> Goal of the exercise: Among these lines, how many include "that"? Answer only with the number.

** Start of Records shown **

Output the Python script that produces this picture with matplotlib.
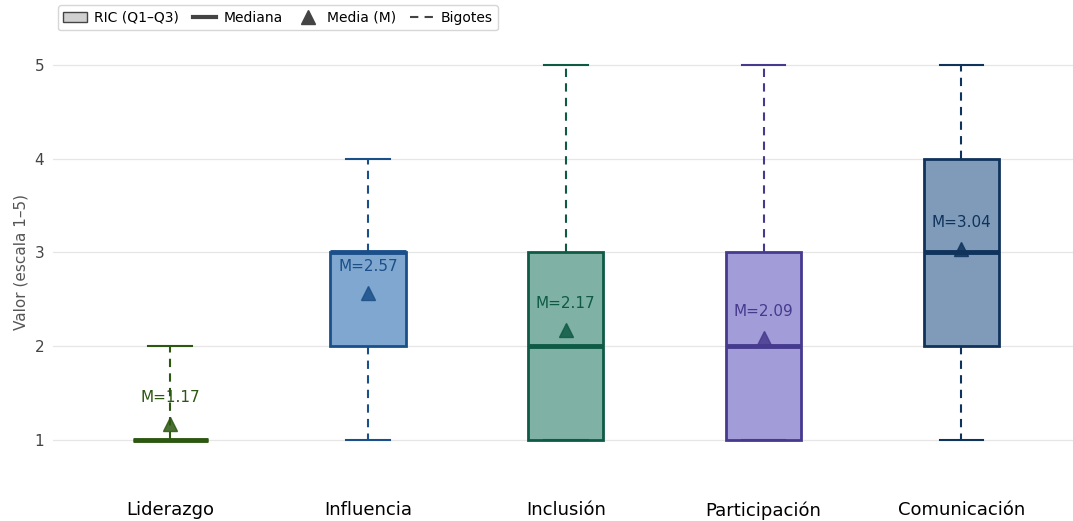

** End of Records shown **
** Start of Records shown **

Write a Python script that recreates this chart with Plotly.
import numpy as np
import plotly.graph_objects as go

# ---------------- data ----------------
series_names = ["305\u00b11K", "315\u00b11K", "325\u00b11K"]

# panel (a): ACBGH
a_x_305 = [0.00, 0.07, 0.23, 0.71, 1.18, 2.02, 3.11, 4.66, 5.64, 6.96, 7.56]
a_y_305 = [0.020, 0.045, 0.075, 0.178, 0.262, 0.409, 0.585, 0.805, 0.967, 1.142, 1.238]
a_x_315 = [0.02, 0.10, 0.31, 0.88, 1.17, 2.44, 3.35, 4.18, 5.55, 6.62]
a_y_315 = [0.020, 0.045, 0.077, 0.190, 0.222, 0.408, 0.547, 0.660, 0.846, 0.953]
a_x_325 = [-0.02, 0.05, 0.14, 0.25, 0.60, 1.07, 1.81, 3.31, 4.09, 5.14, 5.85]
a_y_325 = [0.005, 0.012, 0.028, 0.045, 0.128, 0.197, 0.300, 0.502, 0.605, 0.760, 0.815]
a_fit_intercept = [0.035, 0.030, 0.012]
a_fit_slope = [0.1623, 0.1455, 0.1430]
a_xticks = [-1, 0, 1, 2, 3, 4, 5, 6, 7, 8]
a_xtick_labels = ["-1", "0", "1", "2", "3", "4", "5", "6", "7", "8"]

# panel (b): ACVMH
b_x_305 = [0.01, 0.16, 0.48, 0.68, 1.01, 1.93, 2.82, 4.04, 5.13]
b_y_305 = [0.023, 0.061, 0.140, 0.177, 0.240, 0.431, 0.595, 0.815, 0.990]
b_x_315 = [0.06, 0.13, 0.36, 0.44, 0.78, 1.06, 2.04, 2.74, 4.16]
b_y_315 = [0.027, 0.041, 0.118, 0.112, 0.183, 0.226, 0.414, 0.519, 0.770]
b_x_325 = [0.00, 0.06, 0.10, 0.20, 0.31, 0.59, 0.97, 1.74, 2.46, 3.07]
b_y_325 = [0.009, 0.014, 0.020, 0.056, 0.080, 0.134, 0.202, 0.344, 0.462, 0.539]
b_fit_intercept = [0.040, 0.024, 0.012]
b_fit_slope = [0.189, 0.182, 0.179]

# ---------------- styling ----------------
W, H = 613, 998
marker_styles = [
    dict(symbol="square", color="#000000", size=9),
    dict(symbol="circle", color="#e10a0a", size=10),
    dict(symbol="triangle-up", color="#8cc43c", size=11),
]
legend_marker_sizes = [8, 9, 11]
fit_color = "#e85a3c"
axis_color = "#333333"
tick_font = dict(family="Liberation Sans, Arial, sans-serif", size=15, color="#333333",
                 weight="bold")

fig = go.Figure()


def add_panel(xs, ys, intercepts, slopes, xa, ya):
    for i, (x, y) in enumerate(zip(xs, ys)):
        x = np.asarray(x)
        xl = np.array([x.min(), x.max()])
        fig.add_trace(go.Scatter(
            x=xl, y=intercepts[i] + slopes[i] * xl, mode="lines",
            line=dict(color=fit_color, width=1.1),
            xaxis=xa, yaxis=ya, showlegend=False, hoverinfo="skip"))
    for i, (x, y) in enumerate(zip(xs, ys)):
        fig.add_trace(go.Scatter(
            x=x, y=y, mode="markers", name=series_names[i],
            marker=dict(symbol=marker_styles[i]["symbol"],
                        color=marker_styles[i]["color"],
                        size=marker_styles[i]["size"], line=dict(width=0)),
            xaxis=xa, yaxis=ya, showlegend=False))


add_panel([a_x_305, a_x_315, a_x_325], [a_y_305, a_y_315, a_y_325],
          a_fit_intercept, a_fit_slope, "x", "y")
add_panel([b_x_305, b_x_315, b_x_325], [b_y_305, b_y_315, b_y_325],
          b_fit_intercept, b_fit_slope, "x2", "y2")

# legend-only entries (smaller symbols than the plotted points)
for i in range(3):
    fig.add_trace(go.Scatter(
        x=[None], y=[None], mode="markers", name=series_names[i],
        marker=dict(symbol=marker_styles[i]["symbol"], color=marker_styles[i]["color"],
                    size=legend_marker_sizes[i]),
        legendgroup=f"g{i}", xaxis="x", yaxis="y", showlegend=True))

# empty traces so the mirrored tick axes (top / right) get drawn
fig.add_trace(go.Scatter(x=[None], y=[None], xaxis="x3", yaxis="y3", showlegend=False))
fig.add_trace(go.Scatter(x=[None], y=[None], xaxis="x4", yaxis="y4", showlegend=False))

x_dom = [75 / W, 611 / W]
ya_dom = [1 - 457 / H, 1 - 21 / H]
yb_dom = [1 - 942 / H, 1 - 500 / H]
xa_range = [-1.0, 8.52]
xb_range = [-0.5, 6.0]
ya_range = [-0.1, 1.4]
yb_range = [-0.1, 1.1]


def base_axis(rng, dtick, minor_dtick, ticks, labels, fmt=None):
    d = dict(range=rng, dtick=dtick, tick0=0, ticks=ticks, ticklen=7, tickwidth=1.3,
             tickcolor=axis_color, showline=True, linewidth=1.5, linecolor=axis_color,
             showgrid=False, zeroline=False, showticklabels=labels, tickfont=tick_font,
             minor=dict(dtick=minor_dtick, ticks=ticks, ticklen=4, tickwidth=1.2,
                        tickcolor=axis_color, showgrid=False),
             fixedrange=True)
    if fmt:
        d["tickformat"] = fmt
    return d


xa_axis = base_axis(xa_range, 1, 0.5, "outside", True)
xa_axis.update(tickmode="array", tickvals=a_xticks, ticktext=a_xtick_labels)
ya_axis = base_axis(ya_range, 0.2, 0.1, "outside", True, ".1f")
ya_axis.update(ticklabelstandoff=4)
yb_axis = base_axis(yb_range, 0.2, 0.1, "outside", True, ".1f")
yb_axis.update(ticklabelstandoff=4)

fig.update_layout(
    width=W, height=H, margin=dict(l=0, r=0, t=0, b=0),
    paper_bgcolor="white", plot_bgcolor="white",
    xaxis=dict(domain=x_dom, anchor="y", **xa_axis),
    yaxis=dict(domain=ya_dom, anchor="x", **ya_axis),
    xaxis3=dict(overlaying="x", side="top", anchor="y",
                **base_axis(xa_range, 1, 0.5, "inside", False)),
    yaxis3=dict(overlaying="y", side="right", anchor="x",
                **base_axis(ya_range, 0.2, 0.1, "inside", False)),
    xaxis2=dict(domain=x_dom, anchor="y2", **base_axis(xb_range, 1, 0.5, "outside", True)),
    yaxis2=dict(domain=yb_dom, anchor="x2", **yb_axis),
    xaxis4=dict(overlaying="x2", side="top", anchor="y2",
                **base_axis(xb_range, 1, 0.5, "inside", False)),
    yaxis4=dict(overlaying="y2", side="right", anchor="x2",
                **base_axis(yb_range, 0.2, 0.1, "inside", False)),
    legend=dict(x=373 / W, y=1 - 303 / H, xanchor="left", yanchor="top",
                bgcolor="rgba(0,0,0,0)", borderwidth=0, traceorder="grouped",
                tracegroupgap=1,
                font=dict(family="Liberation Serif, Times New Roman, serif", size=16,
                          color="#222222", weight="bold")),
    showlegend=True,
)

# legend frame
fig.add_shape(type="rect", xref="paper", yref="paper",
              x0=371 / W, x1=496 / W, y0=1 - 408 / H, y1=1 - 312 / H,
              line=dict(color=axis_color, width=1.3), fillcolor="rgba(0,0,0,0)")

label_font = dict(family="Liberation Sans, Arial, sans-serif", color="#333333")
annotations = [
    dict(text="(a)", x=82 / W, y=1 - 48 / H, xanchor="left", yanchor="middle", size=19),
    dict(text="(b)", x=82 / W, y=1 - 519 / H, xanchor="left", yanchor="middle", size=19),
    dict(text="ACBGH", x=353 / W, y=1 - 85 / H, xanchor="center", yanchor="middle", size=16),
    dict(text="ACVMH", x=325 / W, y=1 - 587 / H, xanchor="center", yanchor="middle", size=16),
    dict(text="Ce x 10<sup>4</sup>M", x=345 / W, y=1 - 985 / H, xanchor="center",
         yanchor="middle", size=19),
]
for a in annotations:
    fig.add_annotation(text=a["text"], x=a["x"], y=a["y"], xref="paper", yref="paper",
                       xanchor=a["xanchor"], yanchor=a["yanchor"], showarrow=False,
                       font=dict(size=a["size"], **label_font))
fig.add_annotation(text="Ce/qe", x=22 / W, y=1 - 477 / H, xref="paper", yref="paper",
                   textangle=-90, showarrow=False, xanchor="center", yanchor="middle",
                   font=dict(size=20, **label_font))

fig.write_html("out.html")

** End of Records shown **

> Result: 2